— Problem description —
Copy, from the entries below, each line where the word "this" can be found.

— Records —
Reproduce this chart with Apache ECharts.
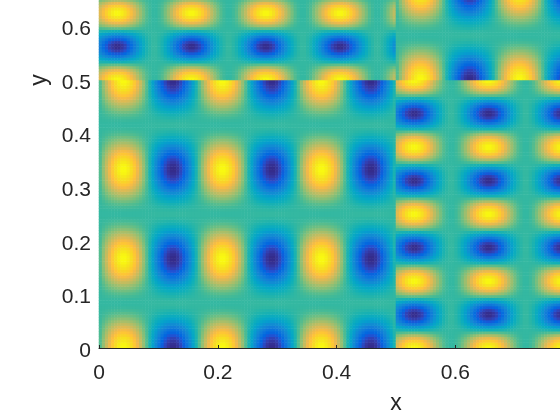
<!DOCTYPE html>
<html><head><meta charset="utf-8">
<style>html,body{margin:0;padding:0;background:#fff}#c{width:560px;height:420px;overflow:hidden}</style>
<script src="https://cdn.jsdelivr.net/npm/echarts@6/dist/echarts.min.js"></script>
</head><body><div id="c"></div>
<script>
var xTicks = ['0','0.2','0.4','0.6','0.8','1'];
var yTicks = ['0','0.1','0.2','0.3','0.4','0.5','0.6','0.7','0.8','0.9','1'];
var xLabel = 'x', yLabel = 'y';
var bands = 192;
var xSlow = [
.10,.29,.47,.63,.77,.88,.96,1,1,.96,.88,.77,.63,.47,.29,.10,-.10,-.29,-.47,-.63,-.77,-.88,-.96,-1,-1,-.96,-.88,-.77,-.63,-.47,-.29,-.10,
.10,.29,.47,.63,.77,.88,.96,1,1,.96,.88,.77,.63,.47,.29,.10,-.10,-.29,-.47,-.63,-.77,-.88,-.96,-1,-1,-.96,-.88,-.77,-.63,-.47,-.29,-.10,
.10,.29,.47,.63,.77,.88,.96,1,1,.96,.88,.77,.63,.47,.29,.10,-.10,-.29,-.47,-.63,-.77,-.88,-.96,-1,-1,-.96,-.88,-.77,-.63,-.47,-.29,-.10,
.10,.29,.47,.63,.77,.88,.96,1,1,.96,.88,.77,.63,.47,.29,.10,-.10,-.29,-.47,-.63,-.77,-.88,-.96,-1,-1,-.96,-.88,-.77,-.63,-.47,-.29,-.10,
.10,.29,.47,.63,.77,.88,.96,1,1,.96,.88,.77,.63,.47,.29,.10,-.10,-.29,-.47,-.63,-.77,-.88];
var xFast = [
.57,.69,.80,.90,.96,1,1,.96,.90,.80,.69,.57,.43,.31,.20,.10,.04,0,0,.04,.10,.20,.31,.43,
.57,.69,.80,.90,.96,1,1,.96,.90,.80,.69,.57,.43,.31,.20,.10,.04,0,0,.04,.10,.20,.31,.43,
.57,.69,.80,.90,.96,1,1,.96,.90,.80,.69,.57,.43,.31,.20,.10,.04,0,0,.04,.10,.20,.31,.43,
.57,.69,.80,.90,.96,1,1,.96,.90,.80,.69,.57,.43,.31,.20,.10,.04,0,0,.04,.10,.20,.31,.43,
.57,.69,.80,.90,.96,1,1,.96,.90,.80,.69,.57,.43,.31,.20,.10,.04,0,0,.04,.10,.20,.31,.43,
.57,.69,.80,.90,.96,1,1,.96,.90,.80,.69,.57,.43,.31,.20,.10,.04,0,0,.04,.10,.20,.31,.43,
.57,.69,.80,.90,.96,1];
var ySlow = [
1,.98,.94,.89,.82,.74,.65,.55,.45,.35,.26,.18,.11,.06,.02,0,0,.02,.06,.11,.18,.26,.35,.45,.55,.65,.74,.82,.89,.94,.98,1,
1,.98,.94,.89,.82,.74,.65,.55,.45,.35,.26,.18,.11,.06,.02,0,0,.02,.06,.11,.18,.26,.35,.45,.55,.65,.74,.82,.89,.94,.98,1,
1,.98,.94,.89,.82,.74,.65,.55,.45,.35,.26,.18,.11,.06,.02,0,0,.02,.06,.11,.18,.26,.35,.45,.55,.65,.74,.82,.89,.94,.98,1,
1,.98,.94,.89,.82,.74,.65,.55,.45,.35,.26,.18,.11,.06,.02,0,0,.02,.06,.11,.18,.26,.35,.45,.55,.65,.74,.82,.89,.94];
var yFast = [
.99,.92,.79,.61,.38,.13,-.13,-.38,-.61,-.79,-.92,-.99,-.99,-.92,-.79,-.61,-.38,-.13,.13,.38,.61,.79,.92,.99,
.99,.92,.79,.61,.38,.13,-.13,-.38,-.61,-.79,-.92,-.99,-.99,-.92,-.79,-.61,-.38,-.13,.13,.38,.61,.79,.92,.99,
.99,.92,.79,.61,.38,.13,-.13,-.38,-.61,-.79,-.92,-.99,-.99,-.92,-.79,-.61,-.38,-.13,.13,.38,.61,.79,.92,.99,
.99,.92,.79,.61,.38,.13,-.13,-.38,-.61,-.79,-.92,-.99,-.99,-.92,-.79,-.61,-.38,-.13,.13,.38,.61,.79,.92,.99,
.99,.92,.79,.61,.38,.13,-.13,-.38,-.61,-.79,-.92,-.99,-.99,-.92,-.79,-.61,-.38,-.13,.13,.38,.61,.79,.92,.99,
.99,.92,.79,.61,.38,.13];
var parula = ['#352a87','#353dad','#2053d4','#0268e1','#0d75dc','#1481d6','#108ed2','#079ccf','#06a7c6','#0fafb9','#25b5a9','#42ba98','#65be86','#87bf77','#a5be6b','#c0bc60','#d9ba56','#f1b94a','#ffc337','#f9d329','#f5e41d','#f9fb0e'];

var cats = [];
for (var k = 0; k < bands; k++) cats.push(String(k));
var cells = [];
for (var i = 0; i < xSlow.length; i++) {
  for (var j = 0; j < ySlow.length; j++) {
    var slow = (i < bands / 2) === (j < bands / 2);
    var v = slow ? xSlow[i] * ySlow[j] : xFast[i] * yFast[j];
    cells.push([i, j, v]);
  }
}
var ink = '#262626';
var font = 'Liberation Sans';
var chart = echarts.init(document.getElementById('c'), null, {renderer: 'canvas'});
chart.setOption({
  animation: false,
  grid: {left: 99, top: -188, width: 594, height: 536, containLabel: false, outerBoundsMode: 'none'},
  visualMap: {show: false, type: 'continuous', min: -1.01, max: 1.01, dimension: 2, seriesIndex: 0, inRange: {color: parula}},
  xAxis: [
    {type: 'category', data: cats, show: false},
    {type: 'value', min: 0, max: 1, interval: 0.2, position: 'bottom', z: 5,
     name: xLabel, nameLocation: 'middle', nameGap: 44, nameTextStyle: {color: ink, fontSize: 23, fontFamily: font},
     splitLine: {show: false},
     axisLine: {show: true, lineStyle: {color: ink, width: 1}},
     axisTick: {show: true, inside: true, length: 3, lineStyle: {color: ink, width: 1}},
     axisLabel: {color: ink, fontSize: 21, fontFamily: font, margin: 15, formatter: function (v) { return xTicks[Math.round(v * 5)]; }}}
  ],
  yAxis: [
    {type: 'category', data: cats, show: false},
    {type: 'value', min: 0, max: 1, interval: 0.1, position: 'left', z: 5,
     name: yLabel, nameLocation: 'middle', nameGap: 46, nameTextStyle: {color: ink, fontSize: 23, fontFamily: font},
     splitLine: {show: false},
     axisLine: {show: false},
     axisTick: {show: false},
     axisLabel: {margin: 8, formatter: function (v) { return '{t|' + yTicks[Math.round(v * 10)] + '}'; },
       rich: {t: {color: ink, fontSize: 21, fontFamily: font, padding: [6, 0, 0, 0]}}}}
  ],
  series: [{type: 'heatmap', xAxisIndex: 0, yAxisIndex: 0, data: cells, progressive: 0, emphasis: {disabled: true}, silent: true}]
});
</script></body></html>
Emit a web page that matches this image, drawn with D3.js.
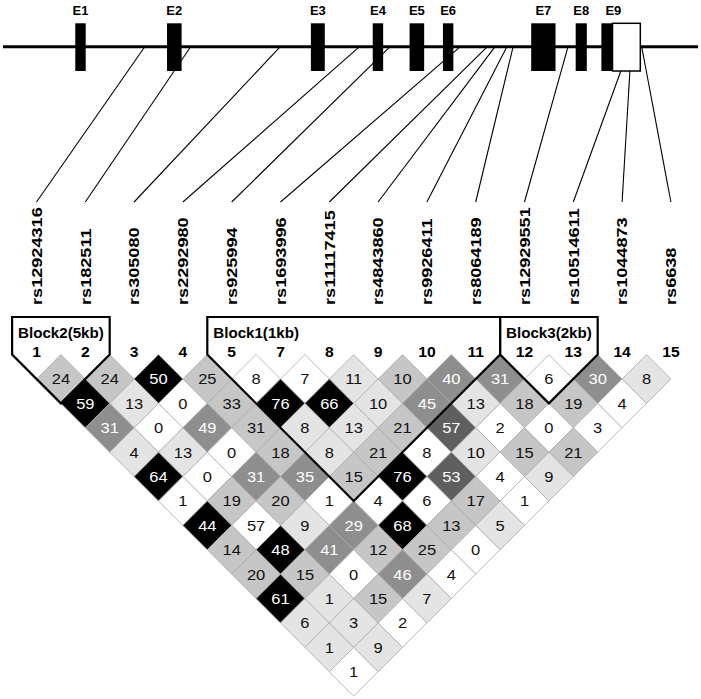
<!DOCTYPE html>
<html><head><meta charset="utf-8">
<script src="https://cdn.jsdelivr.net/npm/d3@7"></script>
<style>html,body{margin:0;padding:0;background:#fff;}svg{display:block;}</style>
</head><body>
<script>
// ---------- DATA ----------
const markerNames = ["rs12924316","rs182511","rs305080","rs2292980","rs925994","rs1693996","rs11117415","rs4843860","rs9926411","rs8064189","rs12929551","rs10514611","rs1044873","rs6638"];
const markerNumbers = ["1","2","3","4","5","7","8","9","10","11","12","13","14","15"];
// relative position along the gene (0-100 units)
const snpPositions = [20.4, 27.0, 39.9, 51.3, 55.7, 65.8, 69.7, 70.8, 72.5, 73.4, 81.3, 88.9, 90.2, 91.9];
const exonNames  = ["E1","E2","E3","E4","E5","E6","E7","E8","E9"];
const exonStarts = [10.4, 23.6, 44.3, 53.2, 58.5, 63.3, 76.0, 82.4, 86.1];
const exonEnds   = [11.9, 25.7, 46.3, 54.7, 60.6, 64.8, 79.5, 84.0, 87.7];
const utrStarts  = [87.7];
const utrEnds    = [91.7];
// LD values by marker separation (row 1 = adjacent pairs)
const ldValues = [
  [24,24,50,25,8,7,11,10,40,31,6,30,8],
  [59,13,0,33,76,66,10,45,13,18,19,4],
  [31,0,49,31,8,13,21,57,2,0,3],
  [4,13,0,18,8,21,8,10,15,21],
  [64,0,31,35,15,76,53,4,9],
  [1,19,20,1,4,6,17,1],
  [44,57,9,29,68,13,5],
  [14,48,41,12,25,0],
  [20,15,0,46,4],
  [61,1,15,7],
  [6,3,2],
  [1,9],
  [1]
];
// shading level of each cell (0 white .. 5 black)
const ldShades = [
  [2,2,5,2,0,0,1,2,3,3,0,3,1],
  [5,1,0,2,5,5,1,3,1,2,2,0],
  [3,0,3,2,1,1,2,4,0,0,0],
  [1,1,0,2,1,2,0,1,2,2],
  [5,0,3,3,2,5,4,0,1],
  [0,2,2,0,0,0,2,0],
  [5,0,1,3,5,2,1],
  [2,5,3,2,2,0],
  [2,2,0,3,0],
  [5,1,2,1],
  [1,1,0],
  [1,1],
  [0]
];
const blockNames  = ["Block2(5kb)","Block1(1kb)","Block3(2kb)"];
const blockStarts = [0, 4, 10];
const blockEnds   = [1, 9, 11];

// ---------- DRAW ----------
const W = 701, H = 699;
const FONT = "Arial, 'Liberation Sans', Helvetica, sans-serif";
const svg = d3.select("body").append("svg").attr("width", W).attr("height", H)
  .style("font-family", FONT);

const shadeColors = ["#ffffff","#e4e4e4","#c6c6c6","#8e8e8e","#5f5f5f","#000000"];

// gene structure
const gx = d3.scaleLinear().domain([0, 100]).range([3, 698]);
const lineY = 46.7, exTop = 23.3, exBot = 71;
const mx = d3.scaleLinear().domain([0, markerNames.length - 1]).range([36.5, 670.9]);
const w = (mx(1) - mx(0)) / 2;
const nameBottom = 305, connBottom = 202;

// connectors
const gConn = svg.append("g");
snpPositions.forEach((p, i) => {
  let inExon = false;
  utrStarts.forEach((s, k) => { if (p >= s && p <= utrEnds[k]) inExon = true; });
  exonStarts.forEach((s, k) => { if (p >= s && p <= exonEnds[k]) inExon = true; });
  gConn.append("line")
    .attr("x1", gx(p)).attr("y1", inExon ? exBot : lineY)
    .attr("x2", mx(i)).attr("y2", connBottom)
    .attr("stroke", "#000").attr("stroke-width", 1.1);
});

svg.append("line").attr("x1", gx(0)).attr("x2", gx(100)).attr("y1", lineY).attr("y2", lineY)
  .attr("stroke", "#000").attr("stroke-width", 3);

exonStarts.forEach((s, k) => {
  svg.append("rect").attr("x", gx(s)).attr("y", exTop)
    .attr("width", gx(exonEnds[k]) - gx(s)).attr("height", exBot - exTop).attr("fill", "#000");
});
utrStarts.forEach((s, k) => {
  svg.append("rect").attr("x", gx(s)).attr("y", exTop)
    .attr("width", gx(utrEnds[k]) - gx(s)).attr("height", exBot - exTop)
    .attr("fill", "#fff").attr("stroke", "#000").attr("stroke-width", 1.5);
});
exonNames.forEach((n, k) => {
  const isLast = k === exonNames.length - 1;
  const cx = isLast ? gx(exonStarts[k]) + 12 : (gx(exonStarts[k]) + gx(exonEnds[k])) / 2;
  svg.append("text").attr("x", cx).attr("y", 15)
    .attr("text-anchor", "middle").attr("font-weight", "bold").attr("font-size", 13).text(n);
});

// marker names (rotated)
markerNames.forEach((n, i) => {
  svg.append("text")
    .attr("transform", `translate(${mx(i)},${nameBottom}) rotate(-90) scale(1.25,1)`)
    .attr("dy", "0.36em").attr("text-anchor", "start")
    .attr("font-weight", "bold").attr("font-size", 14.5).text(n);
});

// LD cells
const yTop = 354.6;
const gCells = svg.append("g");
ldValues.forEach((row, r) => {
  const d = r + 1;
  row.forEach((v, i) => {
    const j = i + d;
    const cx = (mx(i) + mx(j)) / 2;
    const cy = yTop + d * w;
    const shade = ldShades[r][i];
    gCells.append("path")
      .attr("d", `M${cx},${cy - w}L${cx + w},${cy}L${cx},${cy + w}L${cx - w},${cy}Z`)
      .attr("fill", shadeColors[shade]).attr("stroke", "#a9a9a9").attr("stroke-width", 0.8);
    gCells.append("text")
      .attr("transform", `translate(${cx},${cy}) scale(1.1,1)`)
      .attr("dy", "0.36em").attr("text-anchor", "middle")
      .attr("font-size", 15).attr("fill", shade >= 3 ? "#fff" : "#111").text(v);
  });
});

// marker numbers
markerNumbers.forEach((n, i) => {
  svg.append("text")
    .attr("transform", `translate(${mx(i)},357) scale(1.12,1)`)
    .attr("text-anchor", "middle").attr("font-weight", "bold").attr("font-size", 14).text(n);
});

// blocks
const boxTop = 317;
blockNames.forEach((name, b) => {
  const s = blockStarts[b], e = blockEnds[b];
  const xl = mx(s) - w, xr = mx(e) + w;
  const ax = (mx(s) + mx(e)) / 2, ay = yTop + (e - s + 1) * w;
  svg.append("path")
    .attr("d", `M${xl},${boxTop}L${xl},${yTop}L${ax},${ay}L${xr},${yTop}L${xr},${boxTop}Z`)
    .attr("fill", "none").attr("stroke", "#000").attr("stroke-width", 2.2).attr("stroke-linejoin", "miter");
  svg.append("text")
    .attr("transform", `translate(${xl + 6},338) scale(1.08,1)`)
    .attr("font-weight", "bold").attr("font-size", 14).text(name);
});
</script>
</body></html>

— Completed task —
Reproduce this chart with Apache ECharts.
Emit a web page that matches this image, drawn with D3.js.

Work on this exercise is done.